There are five control registers which are used to determine the operation mode of the CPU and the characteristics of the current executing task. Each control register is as follows:

  • CR0 - System flag that control the operating mode and various states of the processor.
  • CR1 - (Not currently implemented)
  • CR2 - Memory page fault information.
  • CR3 - Memory page directory information.
  • CR4 - Flags that enable processor feathers and indicate feature capabilities of the processor.

The values in eac of the control registers can’t be directly accessed however the data in the control registers can be moved to one of the general-purpose registers and once the data is there, a program can examine the bit flags in the register to determine the operating status of the processor in conjunction with the current running task.

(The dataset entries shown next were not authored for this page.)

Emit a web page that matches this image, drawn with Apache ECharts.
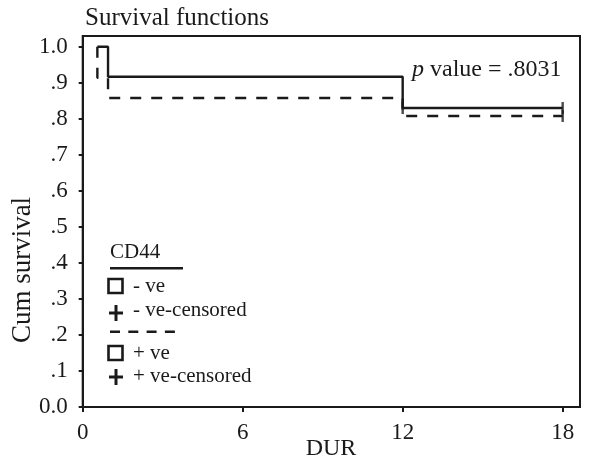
<!DOCTYPE html>
<html>
<head>
<meta charset="utf-8">
<script src="https://cdn.jsdelivr.net/npm/echarts@6/dist/echarts.min.js"></script>
<style>
html,body{margin:0;padding:0;background:#fff;}
#chart{width:589px;height:461px;}
</style>
</head>
<body>
<div id="chart"></div>
<script>
// Data (Kaplan-Meier step curves)
const negTimes = [0.55, 0.95, 12, 18];
const negSurv = [1.0, 0.917, 0.830, 0.830];
const posTimes = [0.55, 0.55, 0.95, 12, 18];
const posSurv = [1.0, 0.914, 0.858, 0.808, 0.808];
const negCensTimes = [12, 18];
const negCensSurv = [0.830, 0.830];
const posCensTimes = [18];
const posCensSurv = [0.808];
const xTicks = [0, 6, 12, 18];
const yTicks = [0, 0.1, 0.2, 0.3, 0.4, 0.5, 0.6, 0.7, 0.8, 0.9, 1.0];
const yTickLabels = ['0.0', '.1', '.2', '.3', '.4', '.5', '.6', '.7', '.8', '.9', '1.0'];
const titleText = 'Survival functions';
const pValueText = '.8031';
const legendTitle = 'CD44';
const legendLabels = ['- ve', '- ve-censored', '+ ve', '+ ve-censored'];
const xName = 'DUR';
const yName = 'Cum survival';

const FONT = 'Liberation Serif, DejaVu Serif, serif';
const INK = '#1a1a1a';

const zip = (a, b) => a.map((v, i) => [v, b[i]]);

const chart = echarts.init(document.getElementById('chart'), null, {renderer: 'canvas'});

function txt(x, y, text, size, opts) {
  return Object.assign({
    type: 'text', x: x, y: y,
    style: Object.assign({text: text, fontSize: size, fontFamily: FONT, fill: INK,
      textAlign: 'left', textVerticalAlign: 'middle'}, (opts && opts.style) || {})
  }, (opts && opts.el) || {});
}
function square(cx, cy) {
  return {type: 'rect', shape: {x: cx - 7, y: cy - 7, width: 14, height: 14},
    style: {fill: '#fff', stroke: INK, lineWidth: 2.6}};
}
function plus(cx, cy) {
  return {type: 'group', children: [
    {type: 'line', shape: {x1: cx - 7, y1: cy, x2: cx + 7, y2: cy}, style: {stroke: INK, lineWidth: 3}},
    {type: 'line', shape: {x1: cx, y1: cy - 8, x2: cx, y2: cy + 8}, style: {stroke: INK, lineWidth: 3}}
  ]};
}

const option = {
  backgroundColor: '#fff',
  animation: false,
  textStyle: {fontFamily: FONT},
  grid: {left: 82.7, right: 9, top: 36, bottom: 54, show: true, borderColor: INK, borderWidth: 2},
  xAxis: {
    type: 'value', min: 0, max: 18.65,
    axisLine: {show: true, lineStyle: {color: INK, width: 2}},
    axisTick: {show: true, length: 5, lineStyle: {color: INK, width: 2}, customValues: xTicks},
    axisLabel: {customValues: xTicks, fontFamily: FONT, fontSize: 23, color: INK, margin: 14},
    splitLine: {show: false}
  },
  yAxis: {
    type: 'value', min: 0, max: 1.03,
    axisLine: {show: true, lineStyle: {color: INK, width: 2}},
    axisTick: {show: true, length: 4, lineStyle: {color: INK, width: 2}, customValues: yTicks},
    axisLabel: {customValues: yTicks, fontFamily: FONT, fontSize: 23, color: INK, margin: 15,
      formatter: function (v) { return yTickLabels[Math.round(v * 10)]; }},
    splitLine: {show: false}
  },
  series: [
    {type: 'line', step: 'end', data: zip(negTimes, negSurv), symbol: 'none',
      lineStyle: {color: INK, width: 2.4}},
    {type: 'line', step: 'end', data: zip(posTimes, posSurv), symbol: 'none',
      lineStyle: {color: INK, width: 2.4, type: [11, 10]}},
    {type: 'scatter', data: zip(negCensTimes, negCensSurv), symbol: 'rect', symbolSize: [2.4, 12],
      itemStyle: {color: INK}},
    {type: 'scatter', data: zip(posCensTimes, posCensSurv), symbol: 'rect', symbolSize: [2.4, 12],
      itemStyle: {color: INK}}
  ],
  graphic: [
    txt(85, 18, titleText, 25),
    {type: 'text', x: 412, y: 70, style: {
      text: '{i|p} value = ' + pValueText, fontSize: 24, fontFamily: FONT, fill: INK,
      textAlign: 'left', textVerticalAlign: 'middle',
      rich: {i: {fontStyle: 'italic', fontSize: 24, fontFamily: FONT, fill: INK}}}},
    txt(331, 449, xName, 24, {style: {textAlign: 'center'}}),
    txt(23, 270, yName, 27, {style: {textAlign: 'center'}, el: {rotation: Math.PI / 2}}),
    txt(110, 252, legendTitle, 21),
    {type: 'line', shape: {x1: 110, y1: 268.3, x2: 183, y2: 268.3}, style: {stroke: INK, lineWidth: 2.4}},
    square(115.5, 286), txt(133, 286, legendLabels[0], 21),
    plus(116, 313), txt(133, 310, legendLabels[1], 21),
    {type: 'line', shape: {x1: 110, y1: 331.7, x2: 183, y2: 331.7}, style: {stroke: INK, lineWidth: 2.4, lineDash: [10, 8.3]}},
    square(115.5, 353), txt(133, 353, legendLabels[2], 21),
    plus(116, 377), txt(133, 376, legendLabels[3], 21)
  ]
};
chart.setOption(option);
</script>
</body>
</html>
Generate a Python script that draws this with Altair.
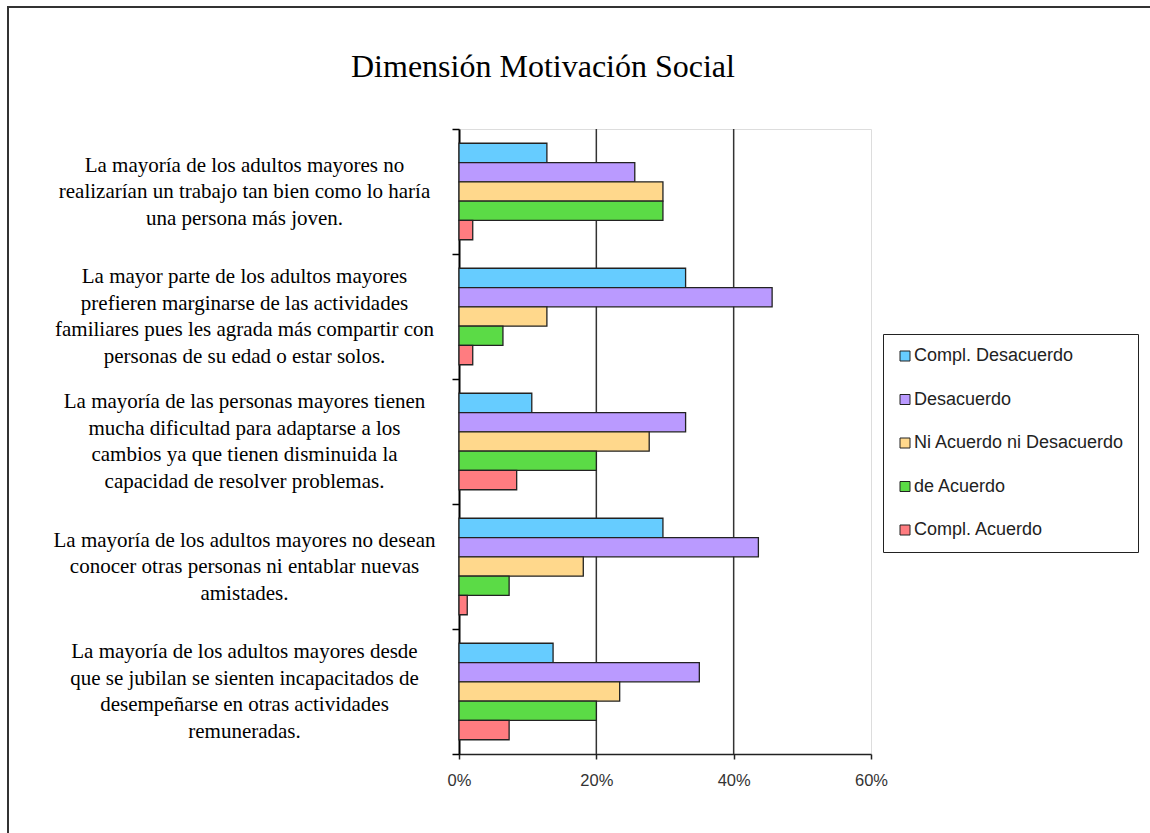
import altair as alt
import pandas as pd

questions = [
    "La mayoría de los adultos mayores no|realizarían un trabajo tan bien como lo haría|una persona más joven.",
    "La mayor parte de los adultos mayores|prefieren marginarse de las actividades|familiares pues les agrada más compartir con|personas de su edad o  estar solos.",
    "La mayoría de las personas mayores tienen|mucha dificultad para adaptarse a los|cambios ya que tienen disminuida la|capacidad de resolver problemas.",
    "La mayoría de los adultos mayores no desean|conocer otras personas ni entablar nuevas|amistades.",
    "La mayoría de los adultos mayores  desde|que se jubilan se sienten incapacitados de|desempeñarse en otras actividades|remuneradas.",
]
series = ["Compl. Desacuerdo", "Desacuerdo", "Ni Acuerdo ni Desacuerdo", "de Acuerdo", "Compl. Acuerdo"]
colors = ["#66CCFF", "#BA9AFF", "#FFD88C", "#5BDB46", "#FF7C80"]

compl_desacuerdo = [12.8, 33.0, 10.6, 29.7, 13.7]
desacuerdo = [25.6, 45.6, 33.0, 43.6, 35.0]
ni_ni = [29.7, 12.8, 27.7, 18.1, 23.4]
de_acuerdo = [29.7, 6.4, 20.0, 7.3, 20.0]
compl_acuerdo = [2.0, 2.0, 8.4, 1.2, 7.3]

x_ticks = [0, 20, 40, 60]
grid_values = [20, 40]

series_values = [compl_desacuerdo, desacuerdo, ni_ni, de_acuerdo, compl_acuerdo]
rows = []
for s, vals in zip(series, series_values):
    for q, v in zip(questions, vals):
        rows.append({"question": q, "series": s, "value": v})
df = pd.DataFrame(rows)

grid_df = pd.DataFrame({"v": grid_values})
frame_df = pd.DataFrame({"k": [0]})

LINE_H = 26.5

frame = alt.Chart(frame_df).mark_rect(filled=False, stroke="#333333", strokeWidth=2).encode(
    x=alt.value(-451), x2=alt.value(710), y=alt.value(-122), y2=alt.value(720)
)

grid = alt.Chart(grid_df).mark_rule(color="#333333", strokeWidth=1.5).encode(
    x=alt.X("v:Q", scale=alt.Scale(domain=[0, 60]))
)

bars = alt.Chart(df).mark_bar(stroke="#222222", strokeWidth=1.3).encode(
    y=alt.Y(
        "question:N",
        sort=questions,
        scale=alt.Scale(paddingInner=0, paddingOuter=0),
        axis=alt.Axis(
            title=None,
            labelExpr="split(datum.label, '|')",
            labelFont="Liberation Serif",
            labelFontSize=21,
            labelColor="#000000",
            labelAlign="center",
            labelBaseline="middle",
            labelPadding=208,
            labelLimit=600,
            labelLineHeight=LINE_H,
            labelOffset={
                "condition": {
                    "test": "length(split(datum.label, '|')) == 4",
                    "value": -1.5 * LINE_H,
                },
                "value": -1.0 * LINE_H,
            },
            tickSize=7,
            tickColor="#000000",
            tickWidth=1.5,
            tickBand="extent",
            domainColor="#000000",
            domainWidth=2,
            grid=False,
        ),
    ),
    yOffset=alt.YOffset("series:N", sort=series, scale=alt.Scale(paddingInner=0, paddingOuter=0.74)),
    x=alt.X(
        "value:Q",
        scale=alt.Scale(domain=[0, 60]),
        axis=alt.Axis(
            title=None,
            values=x_ticks,
            labelExpr="datum.value + '%'",
            labelFont="Liberation Sans",
            labelFontSize=16.5,
            labelColor="#333333",
            labelPadding=13,
            labelFlush=False,
            tickSize=5,
            tickColor="#222222",
            tickWidth=1.5,
            domainColor="#222222",
            domainWidth=1.5,
            grid=False,
        ),
    ),
    color=alt.Color(
        "series:N",
        sort=series,
        scale=alt.Scale(domain=series, range=colors),
        legend=alt.Legend(
            title=None,
            orient="none",
            legendX=424,
            legendY=205,
            padding=13,
            strokeColor="#222222",
            fillColor="#ffffff",
            symbolType="square",
            symbolSize=100,
            symbolStrokeColor="#222222",
            symbolStrokeWidth=1,
            labelFont="Liberation Sans",
            labelFontSize=18,
            labelColor="#222222",
            labelOffset=0,
            labelLimit=400,
            rowPadding=25.5,
        ),
    ),
)

chart = alt.layer(frame, grid, bars).properties(
    width=412,
    height=625,
    autosize=alt.AutoSizeParams(type="none"),
    padding={"left": 459, "top": 129, "right": 279, "bottom": 79},
    title=alt.TitleParams(
        text="Dimensión Motivación Social",
        anchor="start",
        frame="group",
        dx=-108,
        dy=103,
        offset=0,
        baseline="alphabetic",
        font="Liberation Serif",
        fontSize=32,
        fontWeight="normal",
        color="#000000",
    ),
).configure_view(stroke="#A0A0A0", strokeWidth=2, fill="#ffffff").configure(background="#ffffff")

chart.save("out.html", embed_options={"renderer": "svg", "actions": False})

If a change is required to a control register flag value, the change can be made to the data in the general purpose register and the register moved to the CR. Low-level System Programmers usually modify the values in control registers. Normal application programs do not usually control registers entries however they might query flag values to determine the capabilities of the host processor chip on which the program is currently running.

Why Learn Assembly ?

Most malware is written ina middle-level language and once compiled it can be read by the hardware or OS as it is not human-readable. In order for professional Cyber Security Engineers to understand, we must learn to read, write and properly debug Assembly.

Assembly language is low.-level and has many more instruction thatn we would see in a higher level application, however, what is powerful about assembly is that it contains the absolute truth about what is going on in the binary. In the assembly level nothing is hidden from us. Understanding Assembly language allow us to open a debugger on a running process or any bit of malware and we can see exactly what is going on and then grab the EIP instruction pointer to go where we need it to go to have complete control over the program flow.